Salı, Ağustos 11, 2009

MUMUK


Kayıplara karıştım. Çıkmam zor oldu.


Ülkedeki ve dünyadaki gelişmelere kulaklarımı tıkadım kendi gelişmelerime bakıyorum.


Benim bir de Mumuk'um oldu. Nasıl olduğunu anlatayım. Ben Yumuk'u bulduktan iki üç hafta kadar sonra. Baktım! Yumuk boyutlarında, Yumuk'a çok benzer iki yavru atlayıp zıplıyor iş yerinin bulunduğu sokakta. İşyerinin sokağı diyince öyle Kızılay meydanında bir sokak gelmesin aklınıza. Mahalle kavramının tam göbeğinde bir sokaktayız. Ben gel zaman git zaman işyerinin sokağında bu kedilerin peşinden koşturmaya başladım. O sırada kardeşlerden birini biri almış götürmüş. Ben de kalana Mumuk demeye başladım. Mumuk gel, mumuk git. Öyle ele gelmiyordu hemen bir punduna getirdim önce patilerden başladım sevmeye sonra yakaladığım gibi kucağıma. Tiny Tunes'da bir kız vardır kedileri kucağına alır eziyet halinde sever ya aynı bende yakalıyordum getiriyordum ofise. Sevip duruyorduk. Mahalledeki herkesle de bu sayede ahbap oldum. Teyzelerle paso muhabbet. Onlar tığ örüyor kapı önünde ben cep telefonumdan Yumuk'un resimleri gösteriyorum. Mumuk'u al diyorlar. Ben nasıl alayım . Bakamam ki! diyorum.
Şeytan yavaş yavaş girmeye başladı kanıma. Aman öyle bir şey başladı ki ben de Mumuksuz yaşayamıyorum. İşe geliyorum Mumuk için. Anneme dedim ben bi kedi daha alacağım. Tamam al Ankara'ya istiyoruz biz de. Sonra veterinerden aldım pire damlasını sürdüm. 3 gün sonra da evdeki taşıma kabını unuttuğum için komşulardan aldığım bir taşıma kabı ile doğu veterinerimize gittik. 4 gün orada kaldı. Sonra geçen Pazartesi aldım eve getirdim. Tabii Yumuk ne oluyoruz oldu. Hırlama tıslama derken. Ben kafayı yemece nasıl alışacaklar? Ne olacak? O sırada abim de evde. Kuzenler çocuklarını bana bıraktı bir gün. Ben sıkıntıdan ağzımda aft çıkardım. Yeni geçti aftım. Şimdi Yumuk'la Mumuk birbirlerine pati atarak koşturuyorlar evde. Gece gelip beni uyandırıyorlar. Bana bağımlılıkları sürüyor. Yumuk nasıl ısıran hoplayan zıplayan bir kediyse. Mumuk ise ısırmayan söz dinleyen acayip bir kedi. Yumuk öyle deli bir kedi ki her kedi böyle sanıyordum. İnadım inat kıçım iki kanat bir tip. Bir yere çıkıyor ben indiriyorum o çıkıyor ben indiriyorum bunu 20 kere filan tekrarlıyoruz. Kafayı yiyorum ben. Mumuk ise bir kere indirdikten sonra çıkmıyor. Hatta Yumuk'un çıktığı yerlere çıkmayı beceremiyor bile. Sanki sokakta büyüyen o değil de Yumuk.
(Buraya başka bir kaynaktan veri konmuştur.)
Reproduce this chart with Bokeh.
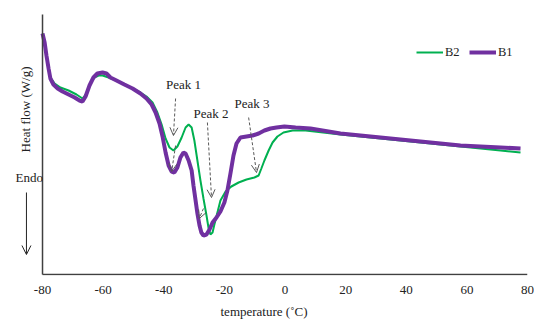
from bokeh.plotting import figure
from bokeh.models import Range1d, FixedTicker, Label, Arrow, OpenHead, Legend, LegendItem
from bokeh.embed import file_html
from bokeh.resources import INLINE
import math

# temperature (°C) and heat flow (arbitrary W/g units)
b1_temp = [-80.0, -79.3, -78.7, -78.0, -77.4, -76.4, -75.0, -73.4, -71.4, -69.4, -67.8, -66.8,
           -65.8, -64.5, -63.2, -61.9, -60.2, -58.9, -57.6, -55.6, -53.0, -50.3, -47.7, -45.7,
           -44.0, -42.7, -41.4, -40.4, -39.4, -38.4, -37.4, -36.5, -35.5, -34.5, -33.5, -32.8,
           -31.8, -30.8, -30.2, -29.5, -28.9, -28.2, -27.6, -26.9, -25.9, -24.9, -23.9, -22.6,
           -21.3, -20.0, -19.0, -18.0, -17.0, -16.0, -14.7, -12.7, -10.7, -8.7, -6.8, -4.8,
           -2.8, -0.2, 3.5, 8.4, 18.3, 31.5, 44.7, 57.9, 71.1, 77.7]
b1_flow = [2.41, 2.32, 2.19, 2.06, 1.96, 1.90, 1.86, 1.83, 1.80, 1.77, 1.74, 1.73,
           1.78, 1.89, 1.97, 2.01, 2.02, 2.01, 1.97, 1.94, 1.90, 1.86, 1.81, 1.76,
           1.70, 1.62, 1.51, 1.38, 1.22, 1.09, 1.03, 1.02, 1.07, 1.17, 1.22, 1.21,
           1.14, 1.04, 0.89, 0.74, 0.61, 0.49, 0.42, 0.39, 0.40, 0.45, 0.52, 0.57,
           0.63, 0.72, 0.84, 1.01, 1.19, 1.31, 1.37, 1.38, 1.39, 1.41, 1.44, 1.46,
           1.47, 1.48, 1.47, 1.46, 1.41, 1.37, 1.33, 1.29, 1.27, 1.26]

b2_temp = [-80.0, -78.7, -77.4, -76.0, -74.1, -71.4, -68.8, -66.8, -65.5, -64.2, -62.9, -61.5,
           -60.2, -58.2, -55.6, -53.0, -50.3, -47.7, -45.7, -43.7, -42.1, -40.7, -39.4, -38.1,
           -36.8, -35.5, -34.1, -32.8, -31.8, -30.8, -29.9, -28.9, -27.9, -26.9, -25.9, -25.2,
           -24.6, -23.9, -23.3, -22.3, -21.3, -19.6, -17.7, -15.3, -12.7, -10.1, -8.7, -7.8,
           -6.8, -5.4, -4.1, -2.5, -0.5, 2.5, 6.8, 18.3, 31.5, 44.7, 57.9, 71.1, 77.7]
b2_flow = [2.41, 2.19, 1.97, 1.91, 1.87, 1.84, 1.80, 1.76, 1.81, 1.91, 1.97, 1.99,
           1.99, 1.97, 1.94, 1.90, 1.86, 1.82, 1.78, 1.72, 1.62, 1.50, 1.36, 1.27,
           1.24, 1.28, 1.37, 1.47, 1.50, 1.47, 1.34, 1.14, 0.94, 0.76, 0.59, 0.46,
           0.40, 0.42, 0.50, 0.62, 0.74, 0.83, 0.88, 0.92, 0.95, 0.97, 0.99, 1.06,
           1.14, 1.24, 1.32, 1.38, 1.42, 1.44, 1.44, 1.40, 1.36, 1.32, 1.28, 1.24, 1.22]

x_ticks = [-80, -60, -40, -20, 0, 20, 40, 60, 80]

FONT = "Liberation Serif"
FS = "13px"
GREEN = "#00B050"
PURPLE = "#7030A0"
GREY = "#595959"
AX = "#404040"
TXT = "#222222"

X0, X1 = x_ticks[0], x_ticks[-1]
Y0 = 0.0

p = figure(width=534, height=322, output_backend="svg", toolbar_location=None,
           x_range=Range1d(-93.86, 80), y_range=Range1d(-0.01, 2.60),
           min_border_left=0, min_border_right=7, min_border_top=14, min_border_bottom=47)
p.outline_line_color = None
p.xgrid.visible = False
p.ygrid.visible = False
p.yaxis.visible = False

ax = p.xaxis[0]
ax.axis_line_color = None
ax.major_tick_out = 0
ax.major_tick_in = 0
ax.minor_tick_out = 0
ax.minor_tick_in = 0
ax.ticker = FixedTicker(ticks=x_ticks)
ax.major_label_overrides = {t: str(t) for t in x_ticks}
ax.major_label_text_font = FONT
ax.major_label_text_font_size = FS
ax.major_label_text_color = TXT
ax.major_label_standoff = 10
ax.axis_label = "temperature (˚C)"
ax.axis_label_standoff = 7
ax.axis_label_text_font = FONT
ax.axis_label_text_font_size = FS
ax.axis_label_text_font_style = "normal"
ax.axis_label_text_color = TXT

# axis lines
p.add_layout(Arrow(start=None, end=None, x_start=X0, y_start=Y0, x_end=X1, y_end=Y0,
                   line_color=AX, line_width=1.5))
p.add_layout(Arrow(start=None, end=None, x_start=X0, y_start=Y0, x_end=X0, y_end=2.61,
                   line_color=AX, line_width=1.5))

r2 = p.line(b2_temp, b2_flow, line_color=GREEN, line_width=2)
r1 = p.line(b1_temp, b1_flow, line_color=PURPLE, line_width=4)

legend = Legend(items=[LegendItem(label="B2", renderers=[r2]), LegendItem(label="B1", renderers=[r1])],
                orientation="horizontal", location=(416, 215), padding=0, spacing=4,
                glyph_width=27, glyph_height=16, label_standoff=2, label_height=16,
                label_text_font=FONT, label_text_font_size="12.5px", label_text_color=TXT,
                border_line_color=None, background_fill_alpha=0, margin=0)
p.add_layout(legend)

def txt(x, y, s, angle=0.0):
    p.add_layout(Label(x=x, y=y, text=s, text_font=FONT, text_font_size=FS,
                       text_color=TXT, text_align="center", text_baseline="middle",
                       angle=angle))

def darrow(x0, y0, x1, y1):
    p.add_layout(Arrow(end=OpenHead(size=8, line_color=GREY, line_width=1),
                       x_start=x0, y_start=y0, x_end=x1, y_end=y1,
                       line_color=GREY, line_width=1, line_dash="3 2"))

txt(-33.5, 1.90, "Peak 1")
darrow(-36.1, 1.76, -36.8, 1.39)
darrow(-36.1, 1.29, -37.4, 1.03)
txt(-24.4, 1.61, "Peak 2")
darrow(-25.6, 1.52, -24.25, 0.77)
darrow(-26.9, 0.66, -28.3, 0.56)
txt(-10.9, 1.71, "Peak 3")
darrow(-12.0, 1.57, -9.4, 1.02)

txt(-84.4, 0.97, "Endo")
txt(-85.6, 1.65, "Heat flow (W/g)", angle=math.pi / 2)
p.add_layout(Arrow(end=OpenHead(size=9, line_color=TXT, line_width=1),
                   x_start=-85.3, y_start=0.82, x_end=-85.3, y_end=0.20,
                   line_color=TXT, line_width=1))

open("out.html", "w").write(file_html(p, INLINE))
Velhasılıkelam ben Mumuk'u Ankara'ya göndermek istememeye başladım. Nasıl olacak da olacak hiç bilmiyorum. Hayat bir sitcom gibi sürüyor.


Perşembeye İspanya'dan bir arkadaşım geliyor. Abim Bodrum'dan dönüyor. Daimi sirk benim ev.

2 yorum:

cinar dedi ki...

ohoo abicin de Madrid'de mi yaşıyor sende mi yaşıyor anlamadım ben :) İki yazından birinde abim bende diyorsun yafu. Nasıl oluyor bu iş? :))

Mumuk mu? Ay ilahi. Madem o daha uslu, Yumuk'u gönder sen Ankara'ya. Onunla yıldızımız barışmamıştı zaten :p Şaka tabi de, Mumuk varken gelebilirim ben :))

Sitcomunu yirim ben senin :))

cakiltasi dedi ki...

hehe çınarım temmuz'da bir düğüne gelmişti şimdi de okulları tatil ağustos 19'a kadar burada. gerçi burada ama gördüğüm yok. otel gibi gidiyor geliyor:)

ama yumuk ilk göz ağrım deli dolu ama aşkımız devam. içim el vermez göndermeye. bakalım ne olacak sonumuz hehe.